Despite some progress, hunger and malnutrition are still increasing. The proportion of undernourished people worldwide increased from 10.6 per cent in 2015 to 11.0 per cent in 2016. This translates to 815 million undernourished people worldwide in 2016, up from 777 million in 2015. In 2017, 151 million children under age 5 suffered from stunting (low height for their age), 51 million suffered from wasting (low weight for height), and 38 million were overweight.
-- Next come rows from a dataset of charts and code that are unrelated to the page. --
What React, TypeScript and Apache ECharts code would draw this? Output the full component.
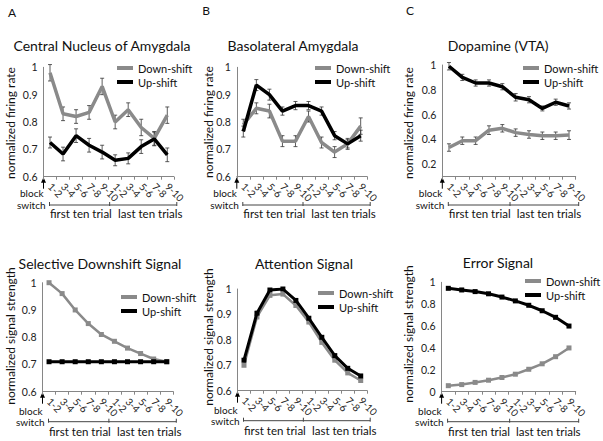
import React, { useEffect, useRef } from "react";
import * as echarts from "echarts";

const CATS = ["1-2", "3-4", "5-6", "7-8", "9-10", "1-2", "3-4", "5-6", "7-8", "9-10"];
const SERIES_NAMES = ["Down-shift", "Up-shift"];

// Panel A — Central Nucleus of Amygdala
const cenDown = [0.98, 0.83, 0.82, 0.835, 0.93, 0.8, 0.845, 0.78, 0.74, 0.825];
const cenDownErr = [0.03, 0.025, 0.025, 0.025, 0.03, 0.025, 0.025, 0.03, 0.025, 0.03];
const cenUp = [0.725, 0.683, 0.75, 0.715, 0.69, 0.66, 0.667, 0.71, 0.738, 0.68];
const cenUpErr = [0.02, 0.025, 0.025, 0.025, 0.025, 0.02, 0.02, 0.025, 0.025, 0.025];
// Panel B — Basolateral Amygdala
const blaDown = [0.79, 0.85, 0.84, 0.73, 0.73, 0.82, 0.725, 0.69, 0.72, 0.785];
const blaDownErr = [0.02, 0.02, 0.025, 0.02, 0.02, 0.02, 0.02, 0.02, 0.02, 0.03];
const blaUp = [0.765, 0.935, 0.9, 0.84, 0.86, 0.86, 0.84, 0.75, 0.72, 0.75];
const blaUpErr = [0.02, 0.02, 0.02, 0.015, 0.015, 0.015, 0.015, 0.015, 0.015, 0.02];
// Panel C — Dopamine (VTA)
const daDown = [0.335, 0.39, 0.39, 0.475, 0.49, 0.455, 0.44, 0.43, 0.43, 0.435];
const daDownErr = [0.03, 0.03, 0.03, 0.035, 0.03, 0.03, 0.03, 0.03, 0.03, 0.035];
const daUp = [0.99, 0.9, 0.855, 0.855, 0.825, 0.74, 0.72, 0.65, 0.7, 0.67];
const daUpErr = [0.03, 0.025, 0.025, 0.025, 0.025, 0.03, 0.025, 0.02, 0.025, 0.025];
// Panel D — Selective Downshift Signal
const selDown = [1.0, 0.96, 0.9, 0.85, 0.81, 0.785, 0.76, 0.74, 0.72, 0.71];
const selUp = [0.71, 0.71, 0.71, 0.71, 0.71, 0.71, 0.71, 0.71, 0.71, 0.71];
// Panel E — Attention Signal
const attDown = [0.7, 0.89, 0.975, 0.98, 0.935, 0.87, 0.79, 0.72, 0.67, 0.64];
const attUp = [0.72, 0.905, 0.996, 1.0, 0.955, 0.885, 0.81, 0.738, 0.688, 0.658];
// Panel F — Error Signal
const errDown = [0.055, 0.065, 0.085, 0.105, 0.13, 0.16, 0.205, 0.255, 0.32, 0.4];
const errUp = [0.945, 0.93, 0.915, 0.895, 0.865, 0.83, 0.79, 0.74, 0.68, 0.6];

const FONT = "Lato";
const GRAY = "#8a8a8a";
const BLACK = "#000000";

type Panel = {
  letter: string;
  title: string;
  yName: string;
  down: number[];
  up: number[];
  downErr?: number[];
  upErr?: number[];
  grid: { left: number; top: number; width: number; height: number };
  y: { min: number; max: number; interval: number; even?: boolean };
  titlePos: [number, number];
  letterPos: [number, number];
  yNamePos: [number, number];
  legendPos: [number, number];
  markers: boolean;
  row: number;
};

const panels: Panel[] = [
  {
    letter: "A", title: "Central Nucleus of Amygdala", yName: "normalized firing rate",
    down: cenDown, up: cenUp, downErr: cenDownErr, upErr: cenUpErr,
    grid: { left: 43.5, top: 67.3, width: 130.3, height: 109.4 },
    y: { min: 0.6, max: 1, interval: 0.1 },
    titlePos: [102, 45], letterPos: [12, 12], yNamePos: [10, 123], legendPos: [117, 61],
    markers: false, row: 0,
  },
  {
    letter: "B", title: "Basolateral Amygdala", yName: "normalized firing rate",
    down: blaDown, up: blaUp, downErr: blaDownErr, upErr: blaUpErr,
    grid: { left: 236.8, top: 67.3, width: 130.4, height: 109.4 },
    y: { min: 0.6, max: 1, interval: 0.1 },
    titlePos: [293, 45], letterPos: [206, 10], yNamePos: [208, 122], legendPos: [315, 61],
    markers: false, row: 0,
  },
  {
    letter: "C", title: "Dopamine (VTA)", yName: "normalized firing rate",
    down: daDown, up: daUp, downErr: daDownErr, upErr: daUpErr,
    grid: { left: 442.3, top: 65, width: 133.4, height: 111.7 },
    y: { min: 0.1, max: 1, interval: 0.1, even: true },
    titlePos: [498, 45], letterPos: [410, 10], yNamePos: [408, 123], legendPos: [523, 61],
    markers: false, row: 0,
  },
  {
    letter: "", title: "Selective Downshift Signal", yName: "normalized signal strength",
    down: selDown, up: selUp,
    grid: { left: 42.5, top: 282.7, width: 130.8, height: 109 },
    y: { min: 0.6, max: 1, interval: 0.1 },
    titlePos: [100, 263], letterPos: [0, 0], yNamePos: [10, 336], legendPos: [121, 290],
    markers: true, row: 1,
  },
  {
    letter: "", title: "Attention Signal", yName: "normalized signal strength",
    down: attDown, up: attUp,
    grid: { left: 237.5, top: 289, width: 129.7, height: 101.7 },
    y: { min: 0.6, max: 1, interval: 0.1 },
    titlePos: [304, 263], letterPos: [0, 0], yNamePos: [208, 337], legendPos: [318, 286],
    markers: true, row: 1,
  },
  {
    letter: "", title: "Error Signal", yName: "normalized signal strength",
    down: errDown, up: errUp,
    grid: { left: 441.6, top: 282.3, width: 134.1, height: 109.4 },
    y: { min: 0, max: 1, interval: 0.2 },
    titlePos: [498, 262], letterPos: [0, 0], yNamePos: [408, 334], legendPos: [525, 274],
    markers: true, row: 1,
  },
];

function fmtNum(v: number) {
  return String(+v.toFixed(1));
}

function errorSeries(idx: number, vals: number[], errs: number[]) {
  return {
    type: "custom",
    name: "err" + idx,
    xAxisIndex: idx,
    yAxisIndex: idx,
    silent: true,
    z: 3,
    data: vals.map((v, j) => [j, v - errs[j], v + errs[j]]),
    encode: { x: 0, y: [1, 2] },
    renderItem: (_p: any, api: any) => {
      const lo = api.coord([api.value(0), api.value(1)]);
      const hi = api.coord([api.value(0), api.value(2)]);
      const c = 2;
      const st = { stroke: "#333", lineWidth: 0.8 };
      return {
        type: "group",
        children: [
          { type: "line", shape: { x1: lo[0], y1: lo[1], x2: hi[0], y2: hi[1] }, style: st },
          { type: "line", shape: { x1: lo[0] - c, y1: lo[1], x2: lo[0] + c, y2: lo[1] }, style: st },
          { type: "line", shape: { x1: hi[0] - c, y1: hi[1], x2: hi[0] + c, y2: hi[1] }, style: st },
        ],
      };
    },
  };
}

function buildOption() {
  const grids: any[] = [];
  const xAxes: any[] = [];
  const yAxes: any[] = [];
  const series: any[] = [];
  const legends: any[] = [];
  const graphics: any[] = [];

  panels.forEach((p, i) => {
    grids.push({ ...p.grid });
    xAxes.push({
      type: "category",
      gridIndex: i,
      data: CATS,
      boundaryGap: true,
      axisLine: { lineStyle: { color: "#868686", width: 1 } },
      axisTick: { show: true, length: 3, lineStyle: { color: "#868686" } },
      axisLabel: { rotate: -45, interval: 0, fontSize: 10, fontFamily: FONT, color: "#222", margin: 8 },
      splitLine: { show: false },
    });
    yAxes.push({
      type: "value",
      gridIndex: i,
      min: p.y.min,
      max: p.y.max,
      interval: p.y.interval,
      axisLine: { show: true, lineStyle: { color: "#868686", width: 1 } },
      axisTick: { show: false },
      splitLine: { show: false },
      axisLabel: {
        fontSize: 10.5,
        fontFamily: FONT,
        color: "#222",
        margin: 6,
        formatter: (v: number) => {
          if (p.y.even) return Math.round(v * 10) % 2 === 0 ? fmtNum(v) : "";
          return fmtNum(v);
        },
      },
    });

    const lw = p.markers ? 2.5 : 3.5;
    if (p.downErr) series.push(errorSeries(i, p.down, p.downErr));
    if (p.upErr) series.push(errorSeries(i, p.up, p.upErr));
    series.push({
      type: "line",
      name: "Down-shift",
      xAxisIndex: i,
      yAxisIndex: i,
      data: p.down,
      z: 4,
      showSymbol: p.markers,
      symbol: "rect",
      symbolSize: 5,
      lineStyle: { color: GRAY, width: lw },
      itemStyle: { color: GRAY },
    });
    series.push({
      type: "line",
      name: "Up-shift",
      xAxisIndex: i,
      yAxisIndex: i,
      data: p.up,
      z: 5,
      showSymbol: p.markers,
      symbol: "rect",
      symbolSize: 5,
      lineStyle: { color: BLACK, width: p.markers ? 3 : 3.5 },
      itemStyle: { color: BLACK },
    });

    legends.push({
      orient: "vertical",
      left: p.legendPos[0],
      top: p.legendPos[1],
      padding: 0,
      itemGap: 0,
      itemWidth: 16,
      itemHeight: 4,
      icon: "rect",
      selectedMode: false,
      textStyle: { fontSize: 11, fontFamily: FONT, color: "#111", lineHeight: 14 },
      data: SERIES_NAMES,
    });

    const txt = (x: number, y: number, text: string, size: number, align = "center", extra: any = {}) => ({
      type: "text",
      x,
      y,
      ...extra,
      style: { text, fontSize: size, fontFamily: FONT, fill: "#111", align, verticalAlign: "middle" },
    });
    if (p.letter) graphics.push(txt(p.letterPos[0], p.letterPos[1], p.letter, 12));
    graphics.push(txt(p.titlePos[0], p.titlePos[1], p.title, 14));
    graphics.push(txt(p.yNamePos[0], p.yNamePos[1], p.yName, 12, "center", { rotation: Math.PI / 2 }));

    const L = p.grid.left;
    const B = p.grid.top + p.grid.height;
    const W = p.grid.width;
    const off = p.row === 0 ? { block: 16.5, sw: 28.3, lab: 37 } : { block: 19, sw: 30, lab: 40 };
    graphics.push({ type: "line", shape: { x1: L, y1: B + 2, x2: L, y2: B + 12 }, style: { stroke: "#000", lineWidth: 1 } });
    graphics.push({ type: "polygon", shape: { points: [[L - 2.5, B + 6], [L + 2.5, B + 6], [L, B + 0.5]] }, style: { fill: "#000" } });
    graphics.push(txt(L, B + off.block, "block", 10, "right"));
    graphics.push(txt(L + 2, B + off.sw, "switch", 10, "right"));
    const bx1 = L + 6;
    const bx2 = L + W + 3;
    const bm = L + W / 2 + 1;
    const by = B + off.sw;
    const bs = { stroke: "#444", lineWidth: 1 };
    graphics.push({ type: "line", shape: { x1: bx1, y1: by, x2: bx2, y2: by }, style: bs });
    [bx1, bm, bx2].forEach((x) =>
      graphics.push({ type: "line", shape: { x1: x, y1: by - 3, x2: x, y2: by + 1 }, style: bs })
    );
    graphics.push(txt(L + 6.5, B + off.lab, "first ten trial", 11.5, "left"));
    graphics.push(txt(L + 74.5, B + off.lab, "last ten trials", 11.5, "left"));
  });

  return {
    animation: false,
    backgroundColor: "#ffffff",
    grid: grids,
    xAxis: xAxes,
    yAxis: yAxes,
    legend: legends,
    series,
    graphic: graphics,
  };
}

export default function App() {
  const ref = useRef<HTMLDivElement>(null);
  useEffect(() => {
    if (!ref.current) return;
    const chart = echarts.init(ref.current, null, { renderer: "svg" });
    chart.setOption(buildOption() as any);
    return () => chart.dispose();
  }, []);
  return (
    <div
      ref={ref}
      style={{ position: "fixed", left: 0, top: 0, width: 603, height: 441, background: "#fff" }}
    />
  );
}
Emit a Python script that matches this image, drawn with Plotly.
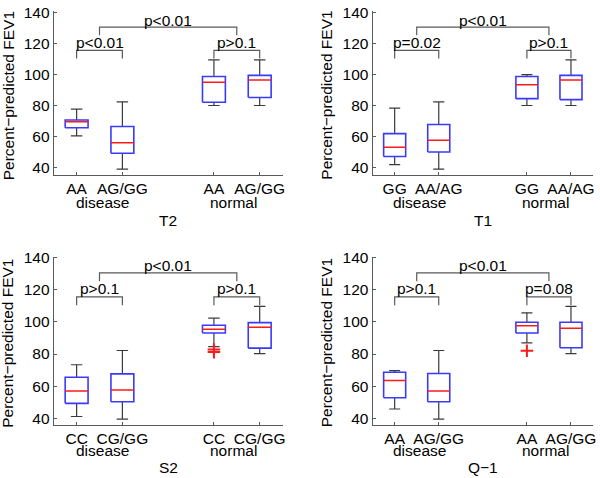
import plotly.graph_objects as go

# ---------------- data ----------------
positions = [1, 2, 4, 5]
groups = ["disease", "normal"]
y_title = "Percent\u2212predicted FEV1"
y_ticks = [40, 60, 80, 100, 120, 140]

# T2 panel
T2_labels = ["AA", "AG/GG", "AA", "AG/GG"]
T2_lower = [60.6, 39.2, 80.2, 80.2]
T2_q1 = [65.9, 49.5, 82.3, 85.3]
T2_median = [69.7, 56.2, 95.2, 96.6]
T2_q3 = [70.9, 66.7, 98.9, 99.6]
T2_upper = [77.9, 82.5, 109.5, 109.5]
T2_outliers = [[], [], [], []]
T2_p = ["p<0.01", "p>0.1", "p<0.01"]

# T1 panel
T1_labels = ["GG", "AA/AG", "GG", "AA/AG"]
T1_lower = [42.1, 39.2, 80.2, 80.2]
T1_q1 = [47.4, 50.3, 84.6, 84.0]
T1_median = [53.3, 57.9, 93.5, 96.6]
T1_q3 = [62.1, 68.0, 98.9, 99.6]
T1_upper = [78.5, 82.5, 100.0, 109.5]
T1_outliers = [[], [], [], []]
T1_p = ["p=0.02", "p>0.1", "p<0.01"]

# S2 panel
S2_labels = ["CC", "CG/GG", "CC", "CG/GG"]
S2_lower = [41.0, 39.4, 84.6, 80.2]
S2_q1 = [49.2, 50.2, 93.1, 83.7]
S2_median = [56.9, 57.6, 95.5, 96.7]
S2_q3 = [65.5, 67.6, 98.0, 99.6]
S2_upper = [73.3, 82.2, 102.4, 109.8]
S2_outliers = [[], [], [82.8, 81.2], []]
S2_p = ["p>0.1", "p>0.1", "p<0.01"]

# Q-1 panel
Q1_labels = ["AA", "AG/GG", "AA", "AG/GG"]
Q1_lower = [45.7, 39.4, 87.0, 80.2]
Q1_q1 = [52.7, 50.2, 93.1, 83.9]
Q1_median = [63.5, 56.9, 97.6, 96.1]
Q1_q3 = [68.6, 67.8, 99.8, 99.8]
Q1_upper = [69.6, 82.2, 105.7, 109.8]
Q1_outliers = [[], [], [82.0], []]
Q1_p = ["p>0.1", "p=0.08", "p<0.01"]

# bracket levels (data units)
inner_bracket = [110.5, 115.7]
outer_bracket = [125.4, 130.6]

panel_names = ["T2", "T1", "S2", "Q\u22121"]
panel_labels = [T2_labels, T1_labels, S2_labels, Q1_labels]
panel_lower = [T2_lower, T1_lower, S2_lower, Q1_lower]
panel_q1 = [T2_q1, T1_q1, S2_q1, Q1_q1]
panel_median = [T2_median, T1_median, S2_median, Q1_median]
panel_q3 = [T2_q3, T1_q3, S2_q3, Q1_q3]
panel_upper = [T2_upper, T1_upper, S2_upper, Q1_upper]
panel_outliers = [T2_outliers, T1_outliers, S2_outliers, Q1_outliers]
panel_p = [T2_p, T1_p, S2_p, Q1_p]

# ---------------- layout geometry ----------------
W, H = 600, 478
x_domains = [[54 / W, 284 / W], [374.5 / W, 596 / W], [54 / W, 284 / W], [374.5 / W, 596 / W]]
y_domains = [[1 - 171 / H, 1 - 4.4 / H], [1 - 171 / H, 1 - 4.4 / H],
             [1 - 425.7 / H, 1 - 254.4 / H], [1 - 425.7 / H, 1 - 254.4 / H]]
y_ranges = [[35.6, 140.8], [35.6, 140.8], [35.9, 140.8], [35.9, 140.8]]
group_label_y = [1 - 199 / H, 1 - 199 / H, 1 - 452.5 / H, 1 - 452.5 / H]
axis_title_y = [1 - 218 / H, 1 - 218 / H, 1 - 469.5 / H, 1 - 469.5 / H]
ytitle_x = [8 / W, 328 / W, 8 / W, 328 / W]
ytitle_y = [1 - 90 / H, 1 - 90 / H, 1 - 342.3 / H, 1 - 342.3 / H]

FONT = "Liberation Sans, Arial, sans-serif"
BLUE = "#3a3aff"
RED = "#ff1a1a"
WHISK = "#3a3a3a"
AXC = "#5a5a5a"
BW = 0.25   # half box width
CW = 0.125  # half cap width

fig = go.Figure()
annotations = []

for k in range(4):
    xa = "x" if k == 0 else f"x{k+1}"
    ya = "y" if k == 0 else f"y{k+1}"
    bx, by, mx, my, wx, wy, ox, oy = [], [], [], [], [], [], [], []
    for i, p in enumerate(positions):
        lo, q1, md, q3, up = (panel_lower[k][i], panel_q1[k][i], panel_median[k][i],
                              panel_q3[k][i], panel_upper[k][i])
        bx += [p - BW, p + BW, p + BW, p - BW, p - BW, None]
        by += [q1, q1, q3, q3, q1, None]
        mx += [p - BW, p + BW, None]
        my += [md, md, None]
        wx += [p, p, None, p, p, None, p - CW, p + CW, None, p - CW, p + CW, None]
        wy += [q3, up, None, q1, lo, None, up, up, None, lo, lo, None]
        for o in panel_outliers[k][i]:
            ox.append(p)
            oy.append(o)
    fig.add_trace(go.Scatter(x=wx, y=wy, mode="lines", line=dict(color=WHISK, width=1.2),
                             xaxis=xa, yaxis=ya, showlegend=False, hoverinfo="skip"))
    fig.add_trace(go.Scatter(x=bx, y=by, mode="lines", line=dict(color=BLUE, width=1.6),
                             xaxis=xa, yaxis=ya, showlegend=False))
    fig.add_trace(go.Scatter(x=mx, y=my, mode="lines", line=dict(color=RED, width=1.5),
                             xaxis=xa, yaxis=ya, showlegend=False))
    if ox:
        fig.add_trace(go.Scatter(x=ox, y=oy, mode="markers",
                                 marker=dict(symbol="cross-thin", size=9,
                                             line=dict(color=RED, width=2)),
                                 xaxis=xa, yaxis=ya, showlegend=False))
    # brackets
    p1, p2, p4, p5 = positions
    lo_i, hi_i = inner_bracket
    lo_o, hi_o = outer_bracket
    brx = [p1, p1, p2, p2, None, p4, p4, p5, p5, None,
           (p1 + p2) / 2, (p1 + p2) / 2, (p4 + p5) / 2, (p4 + p5) / 2]
    bry = [lo_i, hi_i, hi_i, lo_i, None, lo_i, hi_i, hi_i, lo_i, None,
           lo_o, hi_o, hi_o, lo_o]
    fig.add_trace(go.Scatter(x=brx, y=bry, mode="lines", line=dict(color=AXC, width=1.2),
                             xaxis=xa, yaxis=ya, showlegend=False, hoverinfo="skip"))
    ptxt = panel_p[k]
    for txt, xx, yy in [(ptxt[0], (p1 + p2) / 2, 120.7), (ptxt[1], (p4 + p5) / 2, 120.7),
                        (ptxt[2], (p1 + p2 + p4 + p5) / 4, 135.0)]:
        annotations.append(dict(text=txt, x=xx, y=yy, xref=xa, yref=ya, showarrow=False,
                                xanchor="center", yanchor="middle",
                                font=dict(family=FONT, size=15.5, color="black")))
    # group labels
    for g, gx in zip(groups, [1.57, 4.43]):
        annotations.append(dict(text=g, x=gx, y=group_label_y[k], xref=xa, yref="paper",
                                showarrow=False, xanchor="center", yanchor="middle",
                                font=dict(family=FONT, size=15.5, color="black")))
    annotations.append(dict(text=panel_names[k], x=3, y=axis_title_y[k], xref=xa, yref="paper",
                            showarrow=False, xanchor="center", yanchor="middle",
                            font=dict(family=FONT, size=15.5, color="black")))
    annotations.append(dict(text=y_title, x=ytitle_x[k], y=ytitle_y[k], xref="paper",
                            yref="paper", showarrow=False, textangle=-90,
                            xanchor="center", yanchor="middle",
                            font=dict(family=FONT, size=15.5, color="black")))

    xkey = "xaxis" if k == 0 else f"xaxis{k+1}"
    ykey = "yaxis" if k == 0 else f"yaxis{k+1}"
    fig.layout[xkey] = dict(domain=x_domains[k], range=[0.5, 5.5], anchor=ya,
                            tickmode="array", tickvals=positions, ticktext=panel_labels[k],
                            ticks="inside", ticklen=3, tickcolor=AXC,
                            showline=True, linecolor=AXC, linewidth=1.2,
                            showgrid=False, zeroline=False, fixedrange=True,
                            tickfont=dict(family=FONT, size=15.5, color="black"))
    fig.layout[ykey] = dict(domain=y_domains[k], range=y_ranges[k], anchor=xa,
                            tickmode="array", tickvals=y_ticks,
                            ticks="inside", ticklen=3, tickcolor=AXC,
                            showline=True, linecolor=AXC, linewidth=1.2,
                            showgrid=False, zeroline=False, fixedrange=True,
                            tickfont=dict(family=FONT, size=15.5, color="black"))

fig.update_layout(width=W, height=H, margin=dict(l=0, r=0, t=0, b=0),
                  paper_bgcolor="white", plot_bgcolor="white",
                  annotations=annotations, showlegend=False)

fig.write_html("out.html", config={"displayModeBar": False},
               post_script="document.body.style.margin='0';document.body.style.padding='0';"
                           "document.body.style.overflow='hidden';")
Evidence also suggests that the SDGs are stalling. Despite efforts to elicit widespread participation in the 2030 Agenda, institutional impediments have hindered effective implementation of the SDGs. Persistent inequalities based on gender, ethnicity, nationality and geography have further undermined the SDGs’ success.

Summary

This report focuses on the Sustainable Development Goals as a potentially transformative tool to advance people’s full enjoyment of the right to food, as well as other economic, social and cultural rights. The promise of the Goals to leave no one behind in the pursuit of human rights for all reflects the principles of equality and non-discrimination.

Yet inequality and the inequitable distribution of food and productive resources remain keys barrier to fulfilling the right to food. This is especially the case for populations who have been historically left behind. Engaging these populations to help shape policy, and implementing the Goals from a holistic, human rights-based approach will revitalize efforts to eliminate hunger and malnutrition, and enable the universal enjoyment of the right to food.

Methodology

To inform this report, the Special Rapporteur sought inputs from States, NGOs, private sector actors, academic institutions and all relevant stakeholders, through responses to the following request:

“In light of the background (above), please provide a brief description of any good practices—particularly practices based on a human rights approach—of States and other stakeholders, including private companies, to address inequality, and to monitor, support and implement progress under the relevant SDGs, notably SDG 2.”

The Special Rapporteur is grateful for all submissions received.